Verum Arisi Dosa recipe
Ingredients
Idli rice - 3 cups
Onion - 1
Salt - As needed
Green chilli - 2
To temper
Coconut Oil/ oil - 2 tsp
Mustard - 1 tsp
Urad dal - 1 tsp
Curry leaves - 1 sprig
Method
1. Soak rice for 3 hours
atleast and grind to a fine batter adding required water. If you want to make
it for breakfast, the before evening soak and grind, mix salt and keep it
overnight for fermentation. Next day morning, add more water and make a thin
batter as shown in the picture. In a kadai, temper with the items given under
‘To temper’ table, fry onion and green chillies until onion turns just
transparent.
2. Add it to the batter and
mix well.
3. Heat dosa pan and grease
with few drops oil and pour the batter from outside to inside as we do for
karacha maavu dosais and cook both sides.
Notes
- You can add a fist full off cooked rice while grinding.
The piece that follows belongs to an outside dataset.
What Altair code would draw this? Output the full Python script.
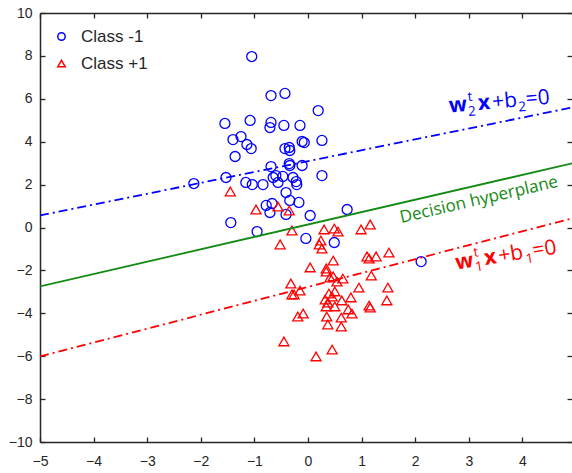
import altair as alt
import pandas as pd

# Class -1 samples
neg_x = [-1.05, -0.69, -0.43, 0.19, -1.55, -1.08, -0.69, -0.71, -0.45, -0.15,
         -1.40, -1.25, -1.14, -1.06, -1.36, -0.43, -0.35, -0.34, -0.11, -0.07,
         0.26, -0.69, -0.35, -0.34, -0.11, 0.26, -2.13, -1.53, -1.16, -1.04,
         -0.84, -0.65, -0.60, -0.56, -0.47, -0.28, -0.22, -0.21, -0.41, -0.78,
         -0.67, -0.71, -0.34, -0.17, -0.41, 0.04, -1.44, -0.95, -0.04, 0.49,
         0.73, 2.11]
neg_y = [7.97, 6.15, 6.25, 5.45, 4.85, 4.99, 4.90, 4.66, 4.76, 4.76,
         4.10, 4.24, 3.87, 3.68, 3.31, 3.68, 3.73, 3.59, 4.01, 3.96,
         4.06, 2.84, 2.98, 2.89, 2.89, 2.42, 2.05, 2.33, 2.10, 2.00,
         2.00, 2.33, 2.42, 2.10, 2.38, 2.33, 2.14, 2.00, 1.63, 1.03,
         1.12, 0.70, 1.26, 1.17, 0.61, 0.56, 0.23, -0.19, -0.51, -0.70,
         0.84, -1.59]

# Class +1 samples
pos_x = [-1.45, -0.97, -0.56, -0.35, -0.30, -0.52, 0.30, 0.49, 0.56, 0.99,
         1.16, 0.24, 0.21, 0.26, 0.47, 0.04, 0.34, 1.10, 1.14, 1.27,
         1.51, 0.34, 0.41, 0.47, 0.54, 0.65, 1.18, -0.32, -0.30, -0.26,
         -0.15, 0.39, 0.50, 0.45, 0.95, 1.49, 0.32, 0.37, 0.63, 0.80,
         1.14, 1.16, 1.47, 0.50, 0.34, 0.75, 0.82, -0.19, -0.09, 0.35,
         0.62, 0.37, 0.62, -0.45, 0.45, 0.15]
pos_y = [1.68, 0.84, 0.98, 0.79, -0.14, -0.79, -0.09, -0.05, -0.19, -0.09,
         0.14, -0.61, -0.79, -0.98, -1.54, -1.86, -1.91, -1.35, -1.45, -1.35,
         -1.17, -2.05, -2.33, -2.28, -2.52, -2.38, -2.24, -2.61, -3.12, -3.12,
         -2.94, -3.08, -2.98, -3.22, -2.80, -2.80, -3.36, -3.50, -3.40, -3.26,
         -3.64, -3.73, -3.40, -3.68, -3.68, -3.82, -4.01, -4.15, -4.01, -4.15,
         -4.20, -4.52, -4.62, -5.31, -5.69, -6.01]

# Boundary lines, given by their values at x = -5 and x = 5
line_names = ["w2", "decision", "w1"]
line_x0 = [-5, -5, -5]
line_x1 = [5, 5, 5]
line_y0 = [0.56, -2.75, -6.01]
line_y1 = [5.63, 3.03, 0.47]

# Annotation anchors
eq_names = ["w2", "w1"]
eq_x = [2.64, 2.77]
eq_y = [5.36, -1.96]
dec_x = [3.21]
dec_y = [1.06]
dec_text = ["Decision hyperplane"]

x_ticks = [-5, -4, -3, -2, -1, 0, 1, 2, 3, 4]
y_ticks = [-10, -8, -6, -4, -2, 0, 2, 4, 6, 8, 10]

classes = ["Class -1", "Class +1"]
points = pd.DataFrame({
    "x": neg_x + pos_x,
    "y": neg_y + pos_y,
    "cls": [classes[0]] * len(neg_x) + [classes[1]] * len(pos_x),
})
lines = pd.DataFrame({"name": line_names, "x0": line_x0, "x1": line_x1,
                      "y0": line_y0, "y1": line_y1})
eqs = pd.DataFrame({"name": eq_names, "x": eq_x, "y": eq_y})
dec = pd.DataFrame({"x": dec_x, "y": dec_y, "t": dec_text})

BLUE = "#0000ff"
RED = "#ff0000"
GREEN = "#138a13"
INK = "#262626"
TICK_FONT = "Liberation Sans"
ANNO_FONT = "Open Sans"

xs = alt.Scale(domain=[-5, 4.925], nice=False, zero=False)
ys = alt.Scale(domain=[-10, 10], nice=False, zero=False)

common_axis = dict(title=None, grid=False, domainColor=INK, domainWidth=1.5,
                   tickColor=INK, tickWidth=1.3, tickSize={"expr": "-5"},
                   labelFont=TICK_FONT, labelFontSize=14, labelColor=INK,
                   labelFlush=False, labelOverlap=False)

x_bottom = alt.Axis(orient="bottom", values=x_ticks, labelPadding=17, **common_axis)
y_left = alt.Axis(orient="left", values=y_ticks, labelPadding=13, **common_axis)
x_top = alt.Axis(orient="top", values=x_ticks, labels=False, **common_axis)
y_right = alt.Axis(orient="right", values=y_ticks, labels=False, domain=False,
                   **{k: v for k, v in common_axis.items() if k not in ("domainColor", "domainWidth")})

scatter = alt.Chart(points).mark_point(filled=False, strokeWidth=1.3, size=100, opacity=1).encode(
    x=alt.X("x:Q", scale=xs, axis=x_bottom),
    y=alt.Y("y:Q", scale=ys, axis=y_left),
    color=alt.Color("cls:N", scale=alt.Scale(domain=classes, range=[BLUE, RED]),
                    legend=alt.Legend(title=None, orient="none", legendX=13, legendY=15,
                                      labelFont=TICK_FONT, labelFontSize=17, labelColor=INK,
                                      symbolSize=55, symbolStrokeWidth=1.5, symbolFillColor="transparent",
                                      rowPadding=9, labelOffset=11, padding=0)),
    shape=alt.Shape("cls:N", scale=alt.Scale(domain=classes, range=["circle", "triangle-up"])),
)

line_styles = {
    "w2": dict(color=BLUE, strokeDash=[9, 4, 2, 4]),
    "decision": dict(color=GREEN),
    "w1": dict(color=RED, strokeDash=[9, 4, 2, 4]),
}
rule_layers = []
for i, name in enumerate(line_names):
    axis_x = x_top if i == 0 else None
    axis_y = y_right if i == 0 else None
    rule_layers.append(
        alt.Chart(lines).transform_filter(alt.datum.name == name)
        .mark_rule(strokeWidth=1.8, clip=True, **line_styles[name])
        .encode(x=alt.X("x0:Q", scale=xs, axis=axis_x), x2="x1:Q",
                y=alt.Y("y0:Q", scale=ys, axis=axis_y), y2="y1:Q")
    )

dec_layer = alt.Chart(dec).mark_text(
    font=ANNO_FONT, fontSize=17, color=GREEN, angle=347, align="center", baseline="alphabetic"
).encode(x=alt.X("x:Q", scale=xs, axis=None), y=alt.Y("y:Q", scale=ys, axis=None), text="t:N")

# Equation labels composed from pieces: (text, dx, dy, size, weight)
eq_pieces = {
    "w2": ([("w", 0, 0, 21, "bold"), ("t", 19.5, -9.5, 13.5, "normal"), ("2", 18.5, 5, 13.5, "normal"),
            ("x", 29, 0, 21, "bold"), ("+b", 43.5, 0, 21, "normal"), ("2", 69, 5, 13.5, "normal"),
            ("=0", 77, 0, 21, "normal")], BLUE, 355),
    "w1": ([("w", 0, 0, 21, "bold"), ("t", 19.5, -9.5, 13.5, "normal"), ("1", 19, 5, 13.5, "normal"),
            ("x", 29, 0, 21, "bold"), ("+b", 43.5, 0, 21, "normal"), ("1", 70, 5, 13.5, "normal"),
            ("=0", 78, 0, 21, "normal")], RED, 351),
}
eq_layers = []
for name, (pieces, col, ang) in eq_pieces.items():
    for txt, dx, dy, sz, wt in pieces:
        eq_layers.append(
            alt.Chart(eqs).transform_filter(alt.datum.name == name)
            .mark_text(text=txt, dx=dx, dy=dy, fontSize=sz, fontWeight=wt, font=ANNO_FONT,
                       color=col, align="left", baseline="alphabetic", angle=ang)
            .encode(x=alt.X("x:Q", scale=xs, axis=None), y=alt.Y("y:Q", scale=ys, axis=None))
        )

chart = alt.layer(scatter, *rule_layers, dec_layer, *eq_layers).resolve_axis(
    x="independent", y="independent"
).properties(
    width=532, height=429, autosize="none",
    padding={"left": 40, "top": 13, "right": 0, "bottom": 31},
).configure_view(stroke=None).configure(background="white")

chart.save("out.html", embed_options={"renderer": "svg", "actions": False})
The dosa by itself comes out great soft, but adding rice makes more softer.
- May not come out good in raw rice or eating rice. You can try at your own risk, but make sure to add cooked rice for it as it may give you dry dosais.
- Depending upon the quality of rice, sometimes the dosa may dry one side and look white and uncooked. For that, try cooking the dosa covered with a lid before flipping.
- Non-stick pans mostly give dry dosas. So cover and cook.